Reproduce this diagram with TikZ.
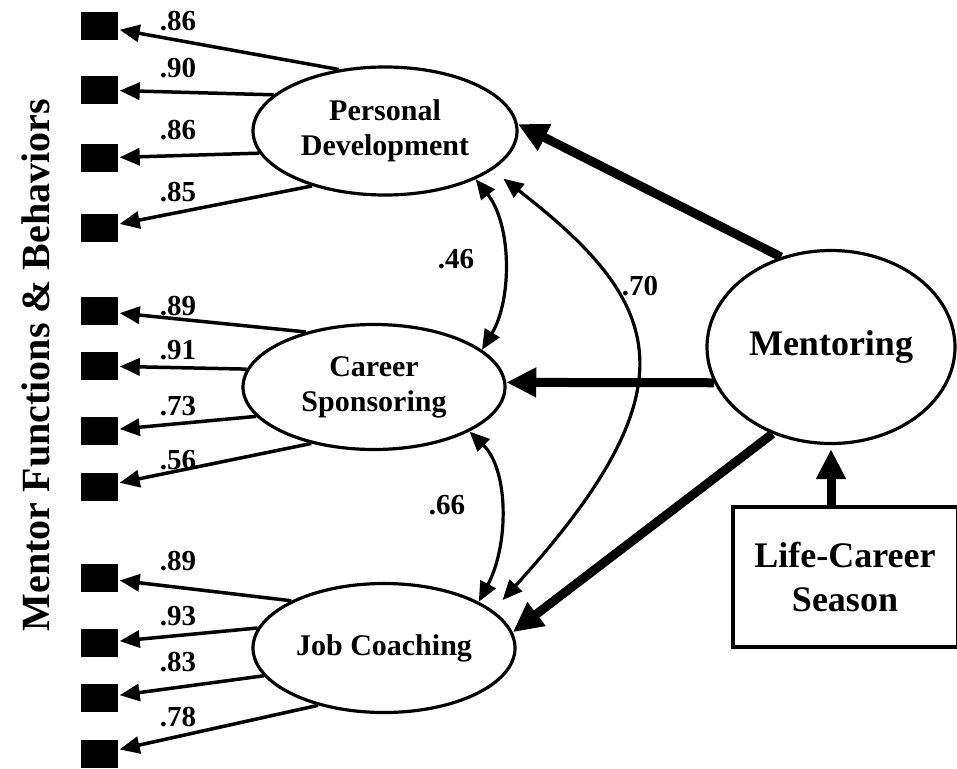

--

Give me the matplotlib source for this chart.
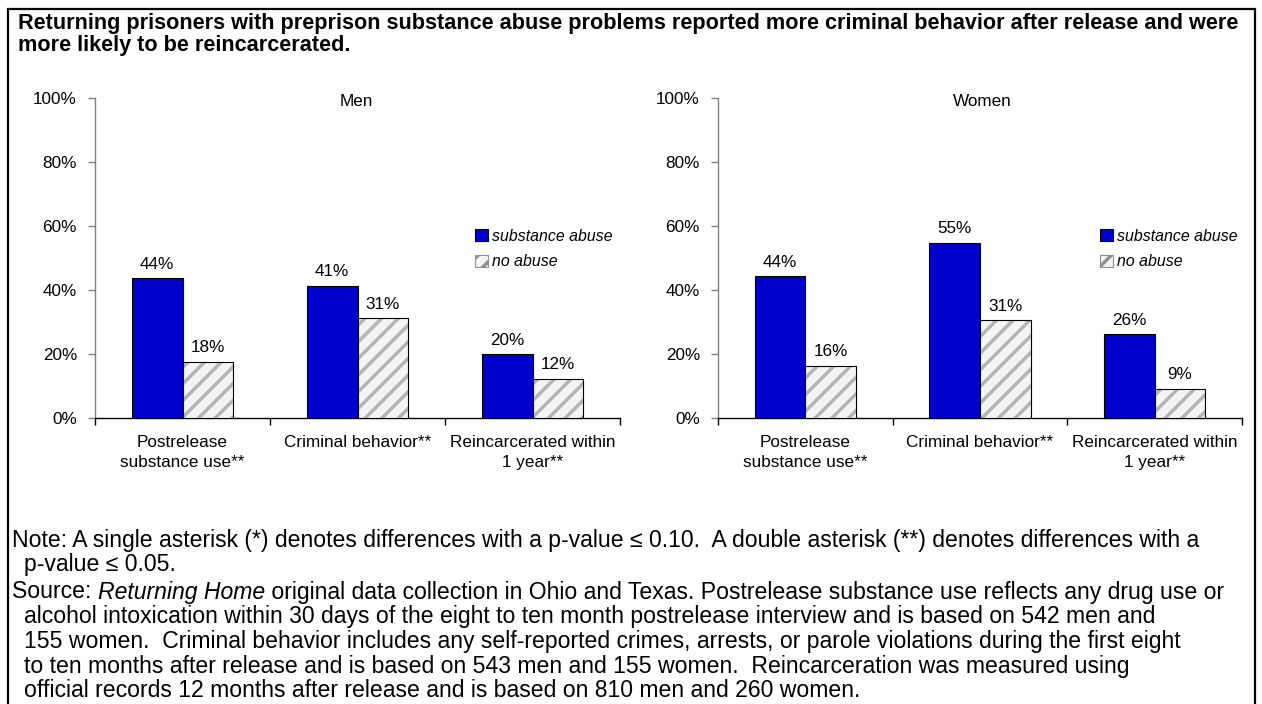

* * *

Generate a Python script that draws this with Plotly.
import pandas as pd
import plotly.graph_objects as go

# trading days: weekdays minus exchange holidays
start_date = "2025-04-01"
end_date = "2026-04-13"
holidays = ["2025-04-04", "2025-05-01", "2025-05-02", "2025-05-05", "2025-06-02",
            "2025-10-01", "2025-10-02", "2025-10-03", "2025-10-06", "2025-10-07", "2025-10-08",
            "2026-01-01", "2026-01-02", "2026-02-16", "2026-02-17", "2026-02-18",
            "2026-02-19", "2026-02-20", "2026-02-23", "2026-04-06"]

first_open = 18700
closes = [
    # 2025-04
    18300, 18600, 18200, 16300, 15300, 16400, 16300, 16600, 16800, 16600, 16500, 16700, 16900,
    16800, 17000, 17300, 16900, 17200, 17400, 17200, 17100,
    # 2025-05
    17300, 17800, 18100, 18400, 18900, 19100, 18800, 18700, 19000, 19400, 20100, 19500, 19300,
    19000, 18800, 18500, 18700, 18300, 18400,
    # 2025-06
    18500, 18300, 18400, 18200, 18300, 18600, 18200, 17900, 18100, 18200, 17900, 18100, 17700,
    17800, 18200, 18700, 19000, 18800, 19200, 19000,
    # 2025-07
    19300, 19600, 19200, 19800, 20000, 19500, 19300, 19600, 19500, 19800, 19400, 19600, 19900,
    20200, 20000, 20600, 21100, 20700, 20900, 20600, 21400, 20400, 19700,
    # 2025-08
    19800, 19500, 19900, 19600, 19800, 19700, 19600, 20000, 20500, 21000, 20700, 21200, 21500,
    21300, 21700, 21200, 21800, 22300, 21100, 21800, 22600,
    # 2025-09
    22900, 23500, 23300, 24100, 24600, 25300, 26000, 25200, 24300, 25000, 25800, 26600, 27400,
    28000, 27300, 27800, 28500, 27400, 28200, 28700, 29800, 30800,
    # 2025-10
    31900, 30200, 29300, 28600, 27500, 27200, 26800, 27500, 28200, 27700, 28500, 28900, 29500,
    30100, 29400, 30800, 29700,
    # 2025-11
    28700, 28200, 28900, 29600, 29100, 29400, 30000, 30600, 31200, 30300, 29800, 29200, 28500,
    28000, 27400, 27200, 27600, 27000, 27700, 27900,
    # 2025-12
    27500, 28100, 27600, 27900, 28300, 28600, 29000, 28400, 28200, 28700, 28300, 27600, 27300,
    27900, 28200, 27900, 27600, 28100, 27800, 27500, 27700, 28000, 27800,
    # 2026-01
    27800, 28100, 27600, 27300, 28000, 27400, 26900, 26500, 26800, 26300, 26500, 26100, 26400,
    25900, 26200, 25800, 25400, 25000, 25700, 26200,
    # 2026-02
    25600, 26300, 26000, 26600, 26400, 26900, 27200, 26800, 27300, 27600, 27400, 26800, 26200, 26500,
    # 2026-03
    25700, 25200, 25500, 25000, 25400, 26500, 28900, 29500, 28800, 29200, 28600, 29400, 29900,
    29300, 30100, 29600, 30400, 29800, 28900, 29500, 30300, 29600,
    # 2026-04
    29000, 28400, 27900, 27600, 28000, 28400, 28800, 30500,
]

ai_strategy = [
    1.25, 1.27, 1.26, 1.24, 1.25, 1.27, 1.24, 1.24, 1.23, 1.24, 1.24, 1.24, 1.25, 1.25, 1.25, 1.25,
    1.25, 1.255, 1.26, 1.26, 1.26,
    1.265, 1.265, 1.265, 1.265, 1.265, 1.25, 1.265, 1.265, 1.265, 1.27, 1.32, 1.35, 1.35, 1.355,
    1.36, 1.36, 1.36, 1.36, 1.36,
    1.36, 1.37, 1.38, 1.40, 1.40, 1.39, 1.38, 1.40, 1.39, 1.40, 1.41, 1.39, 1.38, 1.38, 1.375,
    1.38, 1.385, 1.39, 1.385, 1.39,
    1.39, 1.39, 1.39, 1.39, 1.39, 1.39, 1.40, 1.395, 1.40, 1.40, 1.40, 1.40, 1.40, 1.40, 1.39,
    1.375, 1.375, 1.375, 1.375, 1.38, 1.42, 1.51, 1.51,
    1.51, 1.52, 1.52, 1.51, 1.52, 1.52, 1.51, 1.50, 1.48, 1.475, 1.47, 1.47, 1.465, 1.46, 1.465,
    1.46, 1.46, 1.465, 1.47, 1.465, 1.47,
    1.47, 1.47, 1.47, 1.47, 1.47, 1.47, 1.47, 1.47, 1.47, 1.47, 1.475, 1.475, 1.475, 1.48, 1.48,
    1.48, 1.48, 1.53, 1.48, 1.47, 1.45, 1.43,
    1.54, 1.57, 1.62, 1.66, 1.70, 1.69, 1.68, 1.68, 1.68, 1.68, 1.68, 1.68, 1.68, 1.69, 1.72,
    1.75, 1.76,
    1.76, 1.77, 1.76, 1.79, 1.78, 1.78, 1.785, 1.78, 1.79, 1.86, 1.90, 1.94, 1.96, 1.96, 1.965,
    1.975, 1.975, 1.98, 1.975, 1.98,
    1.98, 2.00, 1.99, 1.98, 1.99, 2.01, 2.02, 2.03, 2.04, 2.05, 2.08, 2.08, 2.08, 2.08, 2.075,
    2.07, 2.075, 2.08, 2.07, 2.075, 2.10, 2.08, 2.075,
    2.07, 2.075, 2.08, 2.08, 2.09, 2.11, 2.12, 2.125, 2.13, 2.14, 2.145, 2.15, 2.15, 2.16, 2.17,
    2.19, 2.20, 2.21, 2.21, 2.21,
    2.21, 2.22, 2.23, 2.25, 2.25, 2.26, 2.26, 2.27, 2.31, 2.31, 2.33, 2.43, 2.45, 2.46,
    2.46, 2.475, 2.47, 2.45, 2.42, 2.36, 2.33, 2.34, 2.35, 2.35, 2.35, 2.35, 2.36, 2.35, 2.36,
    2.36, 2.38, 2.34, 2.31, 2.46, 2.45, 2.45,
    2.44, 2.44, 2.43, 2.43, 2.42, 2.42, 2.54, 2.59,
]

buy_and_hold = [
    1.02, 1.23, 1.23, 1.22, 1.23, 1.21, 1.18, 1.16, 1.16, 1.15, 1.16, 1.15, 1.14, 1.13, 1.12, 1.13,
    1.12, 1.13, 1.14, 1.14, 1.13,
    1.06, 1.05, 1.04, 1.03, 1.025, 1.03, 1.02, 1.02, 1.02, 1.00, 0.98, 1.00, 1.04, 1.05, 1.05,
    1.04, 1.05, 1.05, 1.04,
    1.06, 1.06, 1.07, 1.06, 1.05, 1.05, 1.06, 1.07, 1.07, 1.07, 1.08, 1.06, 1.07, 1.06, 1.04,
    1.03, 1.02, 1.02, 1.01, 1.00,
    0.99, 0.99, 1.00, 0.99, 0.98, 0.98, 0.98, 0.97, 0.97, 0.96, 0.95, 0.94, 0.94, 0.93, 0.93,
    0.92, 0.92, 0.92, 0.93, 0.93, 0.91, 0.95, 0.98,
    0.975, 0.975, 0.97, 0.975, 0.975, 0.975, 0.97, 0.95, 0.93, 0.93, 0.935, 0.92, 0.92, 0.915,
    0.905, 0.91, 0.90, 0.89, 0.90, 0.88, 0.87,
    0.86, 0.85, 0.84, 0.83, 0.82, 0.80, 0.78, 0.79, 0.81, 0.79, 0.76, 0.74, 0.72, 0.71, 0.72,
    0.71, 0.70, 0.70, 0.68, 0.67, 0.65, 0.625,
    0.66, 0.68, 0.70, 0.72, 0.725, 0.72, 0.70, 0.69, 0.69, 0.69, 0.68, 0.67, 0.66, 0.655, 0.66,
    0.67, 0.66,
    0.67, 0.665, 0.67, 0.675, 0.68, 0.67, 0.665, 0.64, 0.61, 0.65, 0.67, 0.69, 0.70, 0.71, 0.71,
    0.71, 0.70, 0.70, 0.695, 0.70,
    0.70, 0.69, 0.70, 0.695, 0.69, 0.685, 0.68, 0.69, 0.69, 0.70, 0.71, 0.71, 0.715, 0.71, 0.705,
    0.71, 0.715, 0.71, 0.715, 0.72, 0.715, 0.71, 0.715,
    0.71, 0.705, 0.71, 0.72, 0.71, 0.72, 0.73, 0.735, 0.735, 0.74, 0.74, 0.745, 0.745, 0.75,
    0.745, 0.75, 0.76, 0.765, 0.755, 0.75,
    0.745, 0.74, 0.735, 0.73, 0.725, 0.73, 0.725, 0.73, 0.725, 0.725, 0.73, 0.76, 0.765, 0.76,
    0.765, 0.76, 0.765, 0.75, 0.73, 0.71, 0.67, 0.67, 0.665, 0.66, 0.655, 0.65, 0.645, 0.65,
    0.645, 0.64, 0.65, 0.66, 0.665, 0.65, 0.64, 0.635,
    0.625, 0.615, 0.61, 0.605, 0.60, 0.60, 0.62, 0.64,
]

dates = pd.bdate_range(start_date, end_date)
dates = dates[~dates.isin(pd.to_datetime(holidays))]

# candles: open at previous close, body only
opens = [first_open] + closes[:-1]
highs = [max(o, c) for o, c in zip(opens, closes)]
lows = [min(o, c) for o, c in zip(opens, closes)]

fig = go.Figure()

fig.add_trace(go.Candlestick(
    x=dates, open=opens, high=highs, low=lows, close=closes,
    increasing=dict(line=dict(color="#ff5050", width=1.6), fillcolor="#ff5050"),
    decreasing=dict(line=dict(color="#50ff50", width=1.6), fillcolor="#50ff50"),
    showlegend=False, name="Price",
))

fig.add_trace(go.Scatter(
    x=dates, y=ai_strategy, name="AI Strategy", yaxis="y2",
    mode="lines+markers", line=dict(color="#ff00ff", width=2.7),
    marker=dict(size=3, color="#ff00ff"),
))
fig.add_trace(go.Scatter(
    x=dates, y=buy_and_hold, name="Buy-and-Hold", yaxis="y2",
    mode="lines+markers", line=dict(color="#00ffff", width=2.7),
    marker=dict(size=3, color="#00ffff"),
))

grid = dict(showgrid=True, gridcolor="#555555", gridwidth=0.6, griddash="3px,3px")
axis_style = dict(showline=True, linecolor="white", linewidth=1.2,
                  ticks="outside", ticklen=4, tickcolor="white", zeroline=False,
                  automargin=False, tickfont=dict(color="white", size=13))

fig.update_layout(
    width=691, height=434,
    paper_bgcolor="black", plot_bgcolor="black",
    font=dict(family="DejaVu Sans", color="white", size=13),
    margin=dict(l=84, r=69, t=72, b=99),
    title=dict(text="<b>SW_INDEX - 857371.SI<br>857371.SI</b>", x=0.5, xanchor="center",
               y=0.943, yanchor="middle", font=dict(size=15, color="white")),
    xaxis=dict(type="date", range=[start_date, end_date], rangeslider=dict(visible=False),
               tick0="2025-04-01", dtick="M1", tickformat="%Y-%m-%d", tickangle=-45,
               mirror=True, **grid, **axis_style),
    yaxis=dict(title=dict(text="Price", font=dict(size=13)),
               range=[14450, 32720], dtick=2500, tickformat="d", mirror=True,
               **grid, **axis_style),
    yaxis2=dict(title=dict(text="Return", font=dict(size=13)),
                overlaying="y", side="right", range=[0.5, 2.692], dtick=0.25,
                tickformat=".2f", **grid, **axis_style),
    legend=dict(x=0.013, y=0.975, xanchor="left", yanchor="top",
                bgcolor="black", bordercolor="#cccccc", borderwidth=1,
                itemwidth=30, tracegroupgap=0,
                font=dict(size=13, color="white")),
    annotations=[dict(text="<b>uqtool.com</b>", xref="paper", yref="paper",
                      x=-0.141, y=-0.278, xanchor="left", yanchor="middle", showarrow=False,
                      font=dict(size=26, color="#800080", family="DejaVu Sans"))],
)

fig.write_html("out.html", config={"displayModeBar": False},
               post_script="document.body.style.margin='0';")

§ Exercise goal:
From the entries above, give again exactly the lines running from the line with "Generate a Python" to the line with "import plotly.graph_objects as go"; include both of those lines.

§ Task output:
Generate a Python script that draws this with Plotly.
import pandas as pd
import plotly.graph_objects as go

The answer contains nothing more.